[Charts and diagrams as code]
START

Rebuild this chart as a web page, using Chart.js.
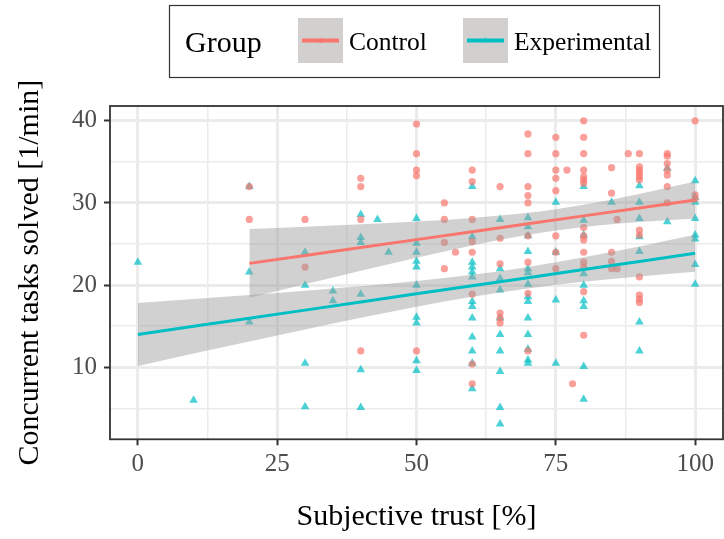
<!DOCTYPE html>
<html>
<head>
<meta charset="utf-8">
<title>Concurrent tasks vs subjective trust</title>
<script src="https://cdn.jsdelivr.net/npm/chart.js@4.4.1/dist/chart.umd.min.js"></script>
<style>
  html, body { margin: 0; padding: 0; background: #fff; overflow: hidden; }
  #wrap { position: relative; width: 724px; height: 539px; overflow: hidden; }
  canvas { display: block; }
</style>
</head>
<body>
<div id="wrap"><canvas id="trustChart" width="728" height="539" style="width:728px;height:539px"></canvas></div>
<script>
// Groups and colours (ggplot defaults)
const groupNames = ['Control', 'Experimental'];
const groupColors = ['#F8766D', '#00BFC4'];

// Axis ticks
const trustTicks = [0, 25, 50, 75, 100];
const trustGrid = [0, 12.5, 25, 37.5, 50, 62.5, 75, 87.5, 100];
const taskTicks = [10, 20, 30, 40];
const taskGrid = [5, 10, 15, 20, 25, 30, 35, 40];

// Observations: [subjective trust %, tasks solved per min]
const controlPoints = [
  [20, 32], [20, 28],
  [30, 28], [30, 22.2],
  [40, 33], [40, 32], [40, 28], [40, 12],
  [50, 39.6], [50, 36], [50, 34], [50, 33.3], [50, 12],
  [55, 30], [55, 28], [55, 25.2], [55, 22], [57, 24],
  [60, 34], [60, 32.6], [60, 28], [60, 25.3], [60, 24], [60, 18.9], [60, 10.4], [60, 8],
  [65, 32], [65, 25.7], [65, 22.6], [65, 16.6], [65, 16], [65, 15.4],
  [70, 38.4], [70, 36], [70, 32], [70, 30.9], [70, 30], [70, 26], [70, 22.8], [70, 19], [70, 12],
  [75, 38], [75, 36], [75, 34], [75, 33], [75, 31.5], [75, 26], [75, 24], [75, 22],
  [77, 34], [78, 8],
  [80, 40], [80, 38], [80, 36], [80, 34], [80, 33.2], [80, 32.8], [80, 32.4], [80, 27], [80, 26],
  [80, 25.5], [80, 24], [80, 22.8], [80, 22.2], [80, 19.2], [80, 13.9],
  [85, 34.3], [85, 31.2], [85, 24], [85, 22.9], [85, 22], [86, 28], [86, 22], [88, 36],
  [90, 36], [90, 34.4], [90, 34], [90, 33.6], [90, 33.2], [90, 32.8], [90, 26.7], [90, 26.1],
  [90, 21], [90, 18.8], [90, 18.3], [90, 17.9],
  [95, 36], [95, 35.7], [95, 34.8], [95, 34], [95, 33.4], [95, 32], [95, 30],
  [100, 40], [100, 31], [100, 30.5]
];
const experimentalPoints = [
  [0, 22.8], [10, 6],
  [20, 32], [20, 21.6], [20, 15.5],
  [30, 24], [30, 20], [30, 10.5], [30, 5.2],
  [35, 19.3], [35, 18.1],
  [40, 28.6], [40, 25.8], [40, 25.2], [40, 18.9], [40, 9.7], [40, 5.1],
  [43, 28], [45, 24],
  [50, 28.1], [50, 25.1], [50, 24], [50, 22.9], [50, 22.2], [50, 20], [50, 16.1], [50, 15.4],
  [50, 10.8], [50, 9.6],
  [60, 32], [60, 25.9], [60, 22.8], [60, 22.2], [60, 21.6], [60, 21], [60, 18], [60, 17.4],
  [60, 16], [60, 13.7], [60, 12], [60, 10.5], [60, 7.4],
  [65, 28], [65, 22], [65, 20.8], [65, 19.4], [65, 16], [65, 14], [65, 12], [65, 9.5],
  [65, 5.1], [65, 3.1],
  [70, 28.2], [70, 27.1], [70, 26], [70, 24.1], [70, 22], [70, 21.5], [70, 20.1], [70, 18.6],
  [70, 18], [70, 16], [70, 14], [70, 12.2], [70, 10.9], [70, 10.5],
  [75, 30.1], [75, 24], [75, 18.2], [75, 10.5],
  [80, 32], [80, 27.9], [80, 26.1], [80, 21.4], [80, 20], [80, 18.1], [80, 17.4], [80, 10.1], [80, 6.1],
  [85, 30.1],
  [90, 32.1], [90, 30.1], [90, 28.1], [90, 25.9], [90, 24.1], [90, 15.5], [90, 12],
  [95, 34.2], [95, 27.7],
  [100, 32.7], [100, 30.7], [100, 30.1], [100, 28.1], [100, 26.1], [100, 25.6], [100, 22.5], [100, 20.1]
];

// Linear fits with 95% confidence band
const ctrlFitX = [20, 30, 40, 50, 60, 70, 80, 90, 100];
const ctrlFit  = [22.65, 23.61, 24.58, 25.54, 26.50, 27.46, 28.43, 29.39, 30.35];
const ctrlHigh = [26.82, 27.10, 27.41, 27.75, 28.18, 28.80, 29.79, 31.10, 32.60];
const ctrlLow  = [18.48, 20.12, 21.75, 23.33, 24.82, 26.12, 27.07, 27.68, 28.10];

const expFitX = [0, 10, 20, 30, 40, 50, 60, 70, 80, 90, 100];
const expFit  = [14.00, 14.99, 15.97, 16.96, 17.95, 18.94, 19.92, 20.91, 21.90, 22.88, 23.87];
const expHigh = [17.83, 18.31, 18.80, 19.32, 19.88, 20.51, 21.26, 22.22, 23.40, 24.71, 26.12];
const expLow  = [10.17, 11.67, 13.14, 14.60, 16.02, 17.37, 18.58, 19.60, 20.40, 21.05, 21.62];

const serif = '"Liberation Serif", "Times New Roman", serif';
const bandFill = 'rgba(153, 153, 153, 0.45)';

function toXY(xs, ys) {
    return xs.map(function(x, i) { return { x: x, y: ys[i] }; });
}
function pairs(list) {
    return list.map(function(p) { return { x: p[0], y: p[1] }; });
}
function alpha(hex, a) {
    const n = parseInt(hex.slice(1), 16);
    return `rgba(${n >> 16}, ${(n >> 8) & 255}, ${n & 255}, ${a})`;
}

function bandDatasets(xs, hi, lo, order) {
    const common = { showLine: true, pointRadius: 0, borderWidth: 0, cubicInterpolationMode: 'monotone', order: order };
    return [
        Object.assign({ label: 'band-hi', data: toXY(xs, hi), fill: '+1', backgroundColor: bandFill }, common),
        Object.assign({ label: 'band-lo', data: toXY(xs, lo), fill: false }, common)
    ];
}

// Panel border (ggplot theme_bw)
const panelBorder = {
    id: 'panelBorder',
    afterDraw(chart) {
        const { ctx, chartArea: a } = chart;
        ctx.save();
        ctx.strokeStyle = '#333333';
        ctx.lineWidth = 1.8;
        ctx.strokeRect(a.left, a.top, a.right - a.left, a.bottom - a.top);
        ctx.restore();
    }
};

// Legend box on top: "Group" + key for each group
const groupLegend = {
    id: 'groupLegend',
    afterDraw(chart) {
        const ctx = chart.ctx;
        ctx.save();
        ctx.fillStyle = '#ffffff';
        ctx.fillRect(169, 5, 490, 72);
        ctx.strokeStyle = '#333333';
        ctx.lineWidth = 1.2;
        ctx.strokeRect(169.5, 5.5, 490, 72);

        ctx.fillStyle = '#000000';
        ctx.textBaseline = 'alphabetic';
        ctx.font = '30px ' + serif;
        ctx.fillText('Group', 185, 52);

        const keyX = [298, 463];
        ctx.font = '25.5px ' + serif;
        groupNames.forEach(function(name, i) {
            const x = keyX[i], y = 18, s = 45;
            ctx.fillStyle = 'rgb(209, 208, 207)';
            ctx.fillRect(x, y, s, s);
            ctx.strokeStyle = groupColors[i];
            ctx.lineWidth = 4;
            ctx.beginPath();
            ctx.moveTo(x + 4, y + s / 2);
            ctx.lineTo(x + s - 4, y + s / 2);
            ctx.stroke();
            ctx.fillStyle = alpha(groupColors[i], 0.7);
            ctx.beginPath();
            if (i === 0) {
                ctx.arc(x + s / 2, y + s / 2, 2.6, 0, Math.PI * 2);
            } else {
                ctx.moveTo(x + s / 2, y + s / 2 - 3.5);
                ctx.lineTo(x + s / 2 + 3, y + s / 2 + 1.8);
                ctx.lineTo(x + s / 2 - 3, y + s / 2 + 1.8);
                ctx.closePath();
            }
            ctx.fill();
            ctx.fillStyle = '#000000';
            ctx.fillText(name, x + s + 6, 50);
        });
        ctx.restore();
    }
};

const isMajorX = function(v) { return trustTicks.indexOf(v) >= 0; };
const isMajorY = function(v) { return taskTicks.indexOf(v) >= 0; };

const ctx = document.getElementById('trustChart');
new Chart(ctx, {
    type: 'scatter',
    data: {
        datasets: [
            // experimental smooth (drawn last)
            { label: 'exp-fit', data: toXY(expFitX, expFit), showLine: true, pointRadius: 0,
              borderColor: groupColors[1], borderWidth: 3, order: 0 },
            ...bandDatasets(expFitX, expHigh, expLow, 1),
            { label: 'ctrl-fit', data: toXY(ctrlFitX, ctrlFit), showLine: true, pointRadius: 0,
              borderColor: groupColors[0], borderWidth: 3, order: 2 },
            ...bandDatasets(ctrlFitX, ctrlHigh, ctrlLow, 3),
            { label: groupNames[0], data: pairs(controlPoints), pointStyle: 'circle', pointRadius: 3.6,
              backgroundColor: alpha(groupColors[0], 0.7), borderWidth: 0, order: 4 },
            { label: groupNames[1], data: pairs(experimentalPoints), pointStyle: 'triangle', pointRadius: 5,
              backgroundColor: alpha(groupColors[1], 0.7), borderWidth: 0, order: 5 }
        ]
    },
    options: {
        responsive: false,
        animation: false,
        events: [],
        layout: { padding: { top: 106, right: 0, bottom: 0, left: 0 } },
        plugins: {
            legend: { display: false },
            tooltip: { enabled: false }
        },
        scales: {
            x: {
                type: 'linear',
                min: -5,
                max: 105,
                afterBuildTicks: function(scale) {
                    scale.ticks = trustGrid.map(function(v) { return { value: v }; });
                },
                afterFit: function(scale) { scale.height = 99.7; },
                border: { display: false },
                grid: {
                    color: '#EBEBEB',
                    lineWidth: function(c) { return c.tick && isMajorX(c.tick.value) ? 3 : 1.5; },
                    drawTicks: true,
                    tickLength: 6,
                    tickColor: function(c) { return c.tick && isMajorX(c.tick.value) ? '#333333' : 'rgba(0,0,0,0)'; },
                    tickWidth: 2
                },
                ticks: {
                    autoSkip: false,
                    maxRotation: 0,
                    padding: 4,
                    color: '#4D4D4D',
                    font: { family: serif, size: 25 },
                    callback: function(v) { return isMajorX(v) ? String(v) : ''; }
                },
                title: {
                    display: true,
                    text: 'Subjective trust [%]',
                    color: '#000000',
                    font: { family: serif, size: 30 },
                    padding: { top: 0, bottom: 4 }
                }
            },
            y: {
                type: 'linear',
                min: 1.24,
                max: 41.8,
                afterBuildTicks: function(scale) {
                    scale.ticks = taskGrid.map(function(v) { return { value: v }; });
                },
                afterFit: function(scale) { scale.width = 110; },
                border: { display: false },
                grid: {
                    color: '#EBEBEB',
                    lineWidth: function(c) { return c.tick && isMajorY(c.tick.value) ? 3 : 1.5; },
                    drawTicks: true,
                    tickLength: 6,
                    tickColor: function(c) { return c.tick && isMajorY(c.tick.value) ? '#333333' : 'rgba(0,0,0,0)'; },
                    tickWidth: 2
                },
                ticks: {
                    autoSkip: false,
                    padding: 7,
                    color: '#4D4D4D',
                    font: { family: serif, size: 25 },
                    callback: function(v) { return isMajorY(v) ? String(v) : ''; }
                },
                title: {
                    display: true,
                    text: 'Concurrent tasks solved [1/min]',
                    color: '#000000',
                    font: { family: serif, size: 30 },
                    padding: { top: 12, bottom: 0 }
                }
            }
        }
    },
    plugins: [panelBorder, groupLegend]
});
</script>
</body>
</html>
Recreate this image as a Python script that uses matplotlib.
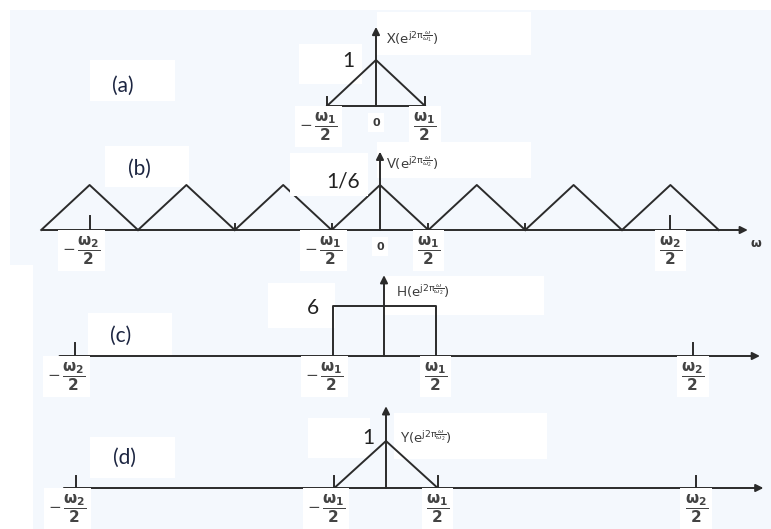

END

• REQUIREMENTS: Gather all lines of the records that include the word "script".

• RESULT OF THIS TASK:
<script src="https://cdn.jsdelivr.net/npm/chart.js@4.4.1/dist/chart.umd.min.js"></script>
<script>
</script>
Recreate this image as a Python script that uses matplotlib.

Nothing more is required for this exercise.